[Math] the standard deviation of the sample distribution for the sample standard deviation

statistical-inferencestatistics

I know that for the sample distribution for the sample mean given a large sample or a normal underlying distribution, the mean of the sample distribution is the population mean of the underlying population and the standard deviation of the sample distribution is the standard deviation of the underlying population divided by the square root of the sample size.

I also know that in general, the mean of a sample distribution for an unbiased estimator is the population parameter that is estimated.

Assuming that the sample size is large, what is the standard deviation of the sample distribution of a sample statistic, say, the sample standard deviation?

Best Answer

Your first paragraph is entirely correct.
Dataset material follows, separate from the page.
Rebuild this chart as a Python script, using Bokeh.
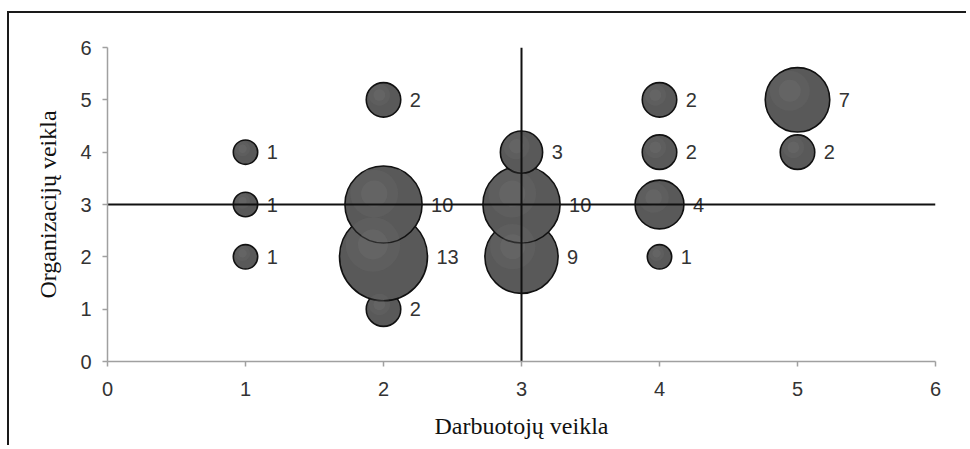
import numpy as np
from bokeh.plotting import figure
from bokeh.models import ColumnDataSource, Range1d, FixedTicker
from bokeh.core.properties import value
from bokeh.embed import file_html
from bokeh.resources import INLINE

# Data
x_vals = [1, 1, 1, 2, 2, 2, 2, 3, 3, 3, 4, 4, 4, 4, 5, 5]
y_vals = [2, 3, 4, 1, 2, 3, 5, 2, 3, 4, 2, 3, 4, 5, 4, 5]
counts = [1, 1, 1, 2, 13, 10, 2, 9, 10, 3, 1, 4, 2, 2, 2, 7]
x_ticks = [0, 1, 2, 3, 4, 5, 6]
y_ticks = [0, 1, 2, 3, 4, 5, 6]
x_split = 3
y_split = 3
x_title = "Darbuotojų veikla"
y_title = "Organizacijų veikla"

# Layout
ML, MT, MR, MB = 98, 34, 33, 86
FW, FH = 828, 314
W, H = ML + FW + MR, MT + FH + MB
px_x = FW / 6.0
px_y = FH / 6.0

diam = [24.4 * np.sqrt(c) for c in counts]
src = ColumnDataSource(dict(
    x=x_vals, y=y_vals, d=diam,
    lab=[str(c) for c in counts],
    off=[dd / 2 + 9 for dd in diam],
    hx=[x - 0.12 * dd / px_x for x, dd in zip(x_vals, diam)],
    hy=[y + 0.14 * dd / px_y for y, dd in zip(y_vals, diam)],
    h1=[dd * 0.62 for dd in diam],
    h2=[dd * 0.34 for dd in diam],
))

p = figure(width=W, height=H, output_backend="svg", toolbar_location=None,
           x_range=Range1d(0, 6), y_range=Range1d(0, 6),
           min_border_left=ML, min_border_right=MR, min_border_top=MT,
           min_border_bottom=MB,
           styles={"border-top": "2px solid #1a1a1a",
                   "border-left": "2px solid #1a1a1a",
                   "margin-top": "11px", "margin-left": "7px"})
p.outline_line_color = None
p.grid.visible = False
p.background_fill_color = "white"
p.border_fill_color = "white"

p.scatter("x", "y", size="d", source=src, fill_color="#595959",
          line_color="#111111", line_width=1.6)
p.scatter("hx", "hy", size="h1", source=src, fill_color="#808080",
          fill_alpha=0.12, line_color=None)
p.scatter("hx", "hy", size="h2", source=src, fill_color="#909090",
          fill_alpha=0.14, line_color=None)

p.text("x", "y", text="lab", source=src, x_offset="off",
       text_baseline="middle", text_align="left",
       text_font=value("Liberation Sans"), text_font_size="20px",
       text_color="#333333")

p.line([x_ticks[0], x_ticks[-1]], [y_split, y_split], line_color="#111111",
       line_width=2)
p.line([x_split, x_split], [y_ticks[0], y_ticks[-1]], line_color="#111111",
       line_width=2)

for ax, ticks in ((p.xaxis, x_ticks), (p.yaxis, y_ticks)):
    ax.ticker = FixedTicker(ticks=ticks)
    ax.axis_line_color = "#a0a0a0"
    ax.axis_line_width = 1.5
    ax.major_tick_line_color = "#a0a0a0"
    ax.major_tick_line_width = 1.5
    ax.major_tick_out = 5
    ax.major_tick_in = 0
    ax.minor_tick_line_color = None
    ax.major_label_text_font = "Liberation Sans"
    ax.major_label_text_font_size = "20px"
    ax.major_label_text_color = "#333333"
    ax.axis_label_text_font = "Liberation Serif"
    ax.axis_label_text_font_size = "24px"
    ax.axis_label_text_font_style = "normal"
    ax.axis_label_text_color = "#111111"

p.xaxis.major_label_standoff = 15
p.yaxis.major_label_standoff = 11
p.xaxis.axis_label = x_title
p.yaxis.axis_label = y_title
p.xaxis.axis_label_standoff = 14
p.yaxis.axis_label_standoff = 16

open("out.html", "w").write(file_html(p, INLINE))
Your second paragraph as it stands is too vague to be correct or incorrect. It would be correct if it were re-phrased as follows:

“the mean of a sample distribution for an unbiased estimator is the population parameter that is estimated.”

Your third paragraph starts out saying this:

Assuming that the sample size is large, what is the standard deviation of the sample distribution of a sample statistic [?]
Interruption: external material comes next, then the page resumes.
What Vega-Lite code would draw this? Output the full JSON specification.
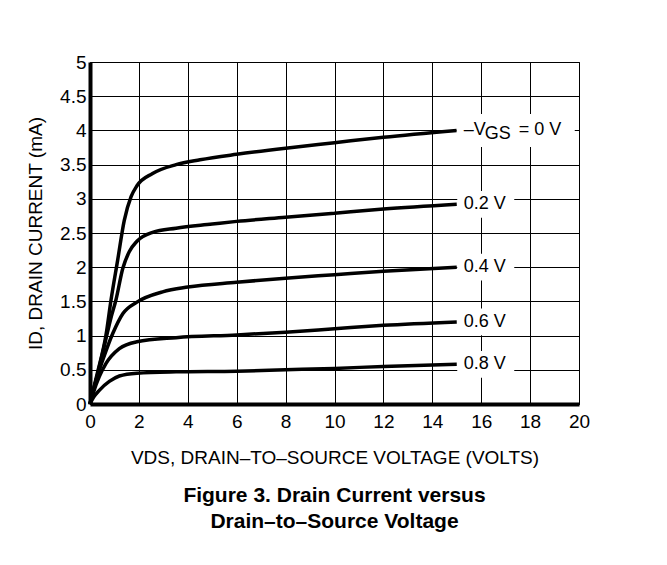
{
  "$schema": "https://vega.github.io/schema/vega-lite/v6.json",
  "width": 489,
  "height": 342,
  "autosize": {"type": "none"},
  "padding": {"left": 90, "top": 62, "right": 88, "bottom": 161},
  "background": "white",
  "config": {
    "font": "Liberation Sans",
    "view": {"stroke": "black", "strokeWidth": 1},
    "axis": {
      "grid": true,
      "gridColor": "black",
      "gridOpacity": 1,
      "gridWidth": 1,
      "domainColor": "black",
      "domainWidth": 4,
      "ticks": false,
      "labelFont": "Liberation Sans",
      "labelFontSize": 19,
      "labelColor": "black",
      "labelOverlap": false,
      "labelFlush": false,
      "titleFont": "Liberation Sans",
      "titleFontSize": 19,
      "titleFontWeight": "normal",
      "titleColor": "black"
    }
  },
  "title": {
    "text": ["Figure 3. Drain Current versus", "Drain–to–Source Voltage"],
    "orient": "bottom",
    "anchor": "middle",
    "font": "Liberation Sans",
    "fontSize": 21,
    "fontWeight": "bold",
    "color": "black",
    "lineHeight": 26,
    "offset": 18
  },
  "datasets": {
    "curves": [
      {"vgs": "0", "vds": 0, "id": 0},
      {"vgs": "0", "vds": 0.3, "id": 0.45},
      {"vgs": "0", "vds": 0.65, "id": 1.0},
      {"vgs": "0", "vds": 0.86, "id": 1.52},
      {"vgs": "0", "vds": 1.13, "id": 2.1},
      {"vgs": "0", "vds": 1.4, "id": 2.68},
      {"vgs": "0", "vds": 1.68, "id": 3.03},
      {"vgs": "0", "vds": 1.92, "id": 3.19},
      {"vgs": "0", "vds": 2.56, "id": 3.37},
      {"vgs": "0", "vds": 3.52, "id": 3.5},
      {"vgs": "0", "vds": 4.5, "id": 3.57},
      {"vgs": "0", "vds": 6, "id": 3.65},
      {"vgs": "0", "vds": 8, "id": 3.74},
      {"vgs": "0", "vds": 10, "id": 3.82},
      {"vgs": "0", "vds": 12, "id": 3.9},
      {"vgs": "0", "vds": 15, "id": 4.0},
      {"vgs": "0.2", "vds": 0, "id": 0},
      {"vgs": "0.2", "vds": 0.3, "id": 0.42},
      {"vgs": "0.2", "vds": 0.65, "id": 0.95},
      {"vgs": "0.2", "vds": 0.85, "id": 1.25},
      {"vgs": "0.2", "vds": 1.06, "id": 1.52},
      {"vgs": "0.2", "vds": 1.34, "id": 1.98},
      {"vgs": "0.2", "vds": 1.61, "id": 2.23},
      {"vgs": "0.2", "vds": 1.92, "id": 2.38},
      {"vgs": "0.2", "vds": 2.56, "id": 2.51},
      {"vgs": "0.2", "vds": 3.52, "id": 2.57},
      {"vgs": "0.2", "vds": 5, "id": 2.63},
      {"vgs": "0.2", "vds": 6, "id": 2.67},
      {"vgs": "0.2", "vds": 8, "id": 2.73},
      {"vgs": "0.2", "vds": 10, "id": 2.79},
      {"vgs": "0.2", "vds": 12, "id": 2.85},
      {"vgs": "0.2", "vds": 15, "id": 2.92},
      {"vgs": "0.4", "vds": 0, "id": 0},
      {"vgs": "0.4", "vds": 0.25, "id": 0.35},
      {"vgs": "0.4", "vds": 0.52, "id": 0.64},
      {"vgs": "0.4", "vds": 0.93, "id": 1.03},
      {"vgs": "0.4", "vds": 1.34, "id": 1.32},
      {"vgs": "0.4", "vds": 1.92, "id": 1.49},
      {"vgs": "0.4", "vds": 2.97, "id": 1.64},
      {"vgs": "0.4", "vds": 4, "id": 1.71},
      {"vgs": "0.4", "vds": 6, "id": 1.78},
      {"vgs": "0.4", "vds": 8, "id": 1.84},
      {"vgs": "0.4", "vds": 10, "id": 1.89},
      {"vgs": "0.4", "vds": 12, "id": 1.94},
      {"vgs": "0.4", "vds": 15, "id": 2.0},
      {"vgs": "0.6", "vds": 0, "id": 0},
      {"vgs": "0.6", "vds": 0.15, "id": 0.18},
      {"vgs": "0.6", "vds": 0.38, "id": 0.4},
      {"vgs": "0.6", "vds": 0.65, "id": 0.59},
      {"vgs": "0.6", "vds": 1.2, "id": 0.81},
      {"vgs": "0.6", "vds": 1.92, "id": 0.91},
      {"vgs": "0.6", "vds": 3.52, "id": 0.97},
      {"vgs": "0.6", "vds": 6, "id": 1.01},
      {"vgs": "0.6", "vds": 8, "id": 1.05},
      {"vgs": "0.6", "vds": 10, "id": 1.1},
      {"vgs": "0.6", "vds": 12, "id": 1.15},
      {"vgs": "0.6", "vds": 15, "id": 1.2},
      {"vgs": "0.8", "vds": 0, "id": 0},
      {"vgs": "0.8", "vds": 0.15, "id": 0.1},
      {"vgs": "0.8", "vds": 0.38, "id": 0.2},
      {"vgs": "0.8", "vds": 0.79, "id": 0.33},
      {"vgs": "0.8", "vds": 1.2, "id": 0.41},
      {"vgs": "0.8", "vds": 1.92, "id": 0.45},
      {"vgs": "0.8", "vds": 3.52, "id": 0.47},
      {"vgs": "0.8", "vds": 6, "id": 0.48},
      {"vgs": "0.8", "vds": 8, "id": 0.5},
      {"vgs": "0.8", "vds": 10, "id": 0.52},
      {"vgs": "0.8", "vds": 12, "id": 0.55},
      {"vgs": "0.8", "vds": 15, "id": 0.58}
    ],
    "labels": [
      {"label": "0.2 V", "vds": 15, "id": 2.92},
      {"label": "0.4 V", "vds": 15, "id": 2.0},
      {"label": "0.6 V", "vds": 15, "id": 1.2},
      {"label": "0.8 V", "vds": 15, "id": 0.58}
    ],
    "mainLabel": [
      {"pre": "–V", "sub": "GS", "post": "= 0 V", "vds": 15, "id": 4.0}
    ]
  },
  "encoding": {
    "x": {
      "field": "vds",
      "type": "quantitative",
      "scale": {"domain": [0, 20], "nice": false},
      "axis": {
        "values": [0, 2, 4, 6, 8, 10, 12, 14, 16, 18, 20],
        "title": "VDS, DRAIN–TO–SOURCE VOLTAGE (VOLTS)",
        "labelPadding": 8,
        "titlePadding": 17
      }
    },
    "y": {
      "field": "id",
      "type": "quantitative",
      "scale": {"domain": [0, 5], "nice": false},
      "axis": {
        "values": [0, 0.5, 1, 1.5, 2, 2.5, 3, 3.5, 4, 4.5, 5],
        "format": "~g",
        "title": "ID, DRAIN CURRENT (mA)",
        "labelPadding": 4,
        "titlePadding": 14
      }
    }
  },
  "layer": [
    {
      "data": {"name": "curves"},
      "mark": {"type": "line", "color": "black", "strokeWidth": 3.5, "interpolate": "monotone"},
      "encoding": {
        "detail": {"field": "vgs"}
      }
    },
    {
      "data": {"name": "labels"},
      "mark": {"type": "point", "shape": "M-1,-0.47H1V0.47H-1Z", "filled": true, "color": "white", "opacity": 1, "strokeWidth": 0, "size": 3249, "xOffset": 29}
    },
    {
      "data": {"name": "mainLabel"},
      "mark": {"type": "point", "shape": "M-1,-0.28H1V0.28H-1Z", "filled": true, "color": "white", "opacity": 1, "strokeWidth": 0, "size": 13924, "xOffset": 59}
    },
    {
      "data": {"name": "labels"},
      "mark": {"type": "text", "align": "left", "baseline": "middle", "dx": 7, "fontSize": 18, "font": "Liberation Sans", "color": "black"},
      "encoding": {
        "text": {"field": "label"}
      }
    },
    {
      "data": {"name": "mainLabel"},
      "mark": {"type": "text", "align": "left", "baseline": "middle", "dx": 7, "fontSize": 18, "font": "Liberation Sans", "color": "black"},
      "encoding": {
        "text": {"field": "pre"}
      }
    },
    {
      "data": {"name": "mainLabel"},
      "mark": {"type": "text", "align": "left", "baseline": "middle", "dx": 28, "dy": 4, "fontSize": 18, "font": "Liberation Sans", "color": "black"},
      "encoding": {
        "text": {"field": "sub"}
      }
    },
    {
      "data": {"name": "mainLabel"},
      "mark": {"type": "text", "align": "left", "baseline": "middle", "dx": 62, "fontSize": 18, "font": "Liberation Sans", "color": "black"},
      "encoding": {
        "text": {"field": "post"}
      }
    }
  ]
}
That depends on the population distribution and on which statistic it is. (Maybe I'll post a bit on that later.)

Then you go on:

say, the sample standard deviation?

Just exactly what a sample standard deviation is might be a question to examine. If the sample is $X_1,\ldots,X_n$, and the population is normally distributed, is it the maximum-likelihood estimator $\sqrt{\frac 1 n \sum_{i=1}^n (X_i-\bar X)^2}$ of the population standard deviation, where $\bar X = (X_1+\cdots+X_n)/n$, or is it square root of the unbiased estimator of the variance, $\sqrt{\frac 1 {n-1} \sum_{i=1}^n (X_i-\bar X)^2}$ (which is not an unbiased estimator of the population standard deviation) or something else? The topic of unbiased estimation of standard deviations is somewhat involved, and unbiasedness in statistical estimation is over-rated.
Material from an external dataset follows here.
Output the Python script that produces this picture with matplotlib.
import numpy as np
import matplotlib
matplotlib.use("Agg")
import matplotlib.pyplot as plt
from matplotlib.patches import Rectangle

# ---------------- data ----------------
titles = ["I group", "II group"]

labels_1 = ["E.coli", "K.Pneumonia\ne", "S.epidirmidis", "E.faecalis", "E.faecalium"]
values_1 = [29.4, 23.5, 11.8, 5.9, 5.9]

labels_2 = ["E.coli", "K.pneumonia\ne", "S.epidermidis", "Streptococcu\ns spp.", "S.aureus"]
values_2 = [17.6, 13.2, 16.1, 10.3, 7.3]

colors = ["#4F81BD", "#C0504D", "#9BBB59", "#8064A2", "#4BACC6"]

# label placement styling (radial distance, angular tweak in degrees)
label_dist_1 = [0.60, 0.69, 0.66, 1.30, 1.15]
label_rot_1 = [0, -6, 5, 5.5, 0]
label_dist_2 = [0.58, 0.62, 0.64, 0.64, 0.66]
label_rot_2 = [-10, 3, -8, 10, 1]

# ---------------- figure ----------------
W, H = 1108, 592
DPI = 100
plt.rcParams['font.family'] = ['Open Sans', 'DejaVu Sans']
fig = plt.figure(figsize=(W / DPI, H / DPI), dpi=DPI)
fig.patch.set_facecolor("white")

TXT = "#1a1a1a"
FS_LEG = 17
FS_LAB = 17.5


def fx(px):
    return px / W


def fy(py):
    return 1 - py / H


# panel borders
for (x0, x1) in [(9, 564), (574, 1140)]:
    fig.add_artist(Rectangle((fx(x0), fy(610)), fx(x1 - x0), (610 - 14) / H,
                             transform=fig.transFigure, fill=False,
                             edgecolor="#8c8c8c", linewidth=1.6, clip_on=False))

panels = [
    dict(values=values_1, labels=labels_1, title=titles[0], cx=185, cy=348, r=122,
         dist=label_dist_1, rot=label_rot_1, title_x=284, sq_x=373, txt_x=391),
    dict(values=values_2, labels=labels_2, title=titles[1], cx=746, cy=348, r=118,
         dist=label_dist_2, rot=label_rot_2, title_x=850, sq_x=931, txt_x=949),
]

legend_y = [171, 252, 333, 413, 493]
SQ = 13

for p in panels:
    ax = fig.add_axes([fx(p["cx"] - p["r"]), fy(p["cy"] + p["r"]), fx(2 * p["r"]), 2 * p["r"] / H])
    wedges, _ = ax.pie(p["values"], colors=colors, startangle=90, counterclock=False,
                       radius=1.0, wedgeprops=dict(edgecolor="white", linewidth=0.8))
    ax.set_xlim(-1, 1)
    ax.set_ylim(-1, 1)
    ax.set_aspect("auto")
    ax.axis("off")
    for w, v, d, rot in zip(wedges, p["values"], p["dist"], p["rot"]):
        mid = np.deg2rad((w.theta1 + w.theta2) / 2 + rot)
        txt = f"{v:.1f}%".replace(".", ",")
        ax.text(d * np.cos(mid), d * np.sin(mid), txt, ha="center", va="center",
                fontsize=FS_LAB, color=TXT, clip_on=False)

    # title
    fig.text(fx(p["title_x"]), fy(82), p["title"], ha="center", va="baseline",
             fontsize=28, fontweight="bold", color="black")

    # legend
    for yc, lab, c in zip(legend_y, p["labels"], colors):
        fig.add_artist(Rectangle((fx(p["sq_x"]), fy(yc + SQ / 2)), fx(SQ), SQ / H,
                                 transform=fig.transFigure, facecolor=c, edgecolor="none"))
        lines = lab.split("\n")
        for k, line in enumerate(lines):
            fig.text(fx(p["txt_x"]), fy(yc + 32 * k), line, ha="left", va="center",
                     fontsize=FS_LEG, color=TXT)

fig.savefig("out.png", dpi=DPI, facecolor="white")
But if you ask about the variance, then something can be said. The statistic $$ S^2 = \frac 1 {n-1}\sum_{i=1}^n (X_i - \bar X)^2 $$ is an unbiased estimator of the variance of a normally distributed population, and it can be shown that $$ \frac{(n-1)S^2}{\sigma^2} \sim \chi^2_{n-1}. \tag 1 $$ This has variance $2(n-1)$; consequently we have $$ \operatorname{var}(S^2) = \frac{2\sigma^4}{n-1}. \tag 2 $$ I've posted a proof of $(1)$ on stackexchange a few times. Proving $(2)$ from scratch takes some work but it's elementary, just involving some integrations by parts and the like.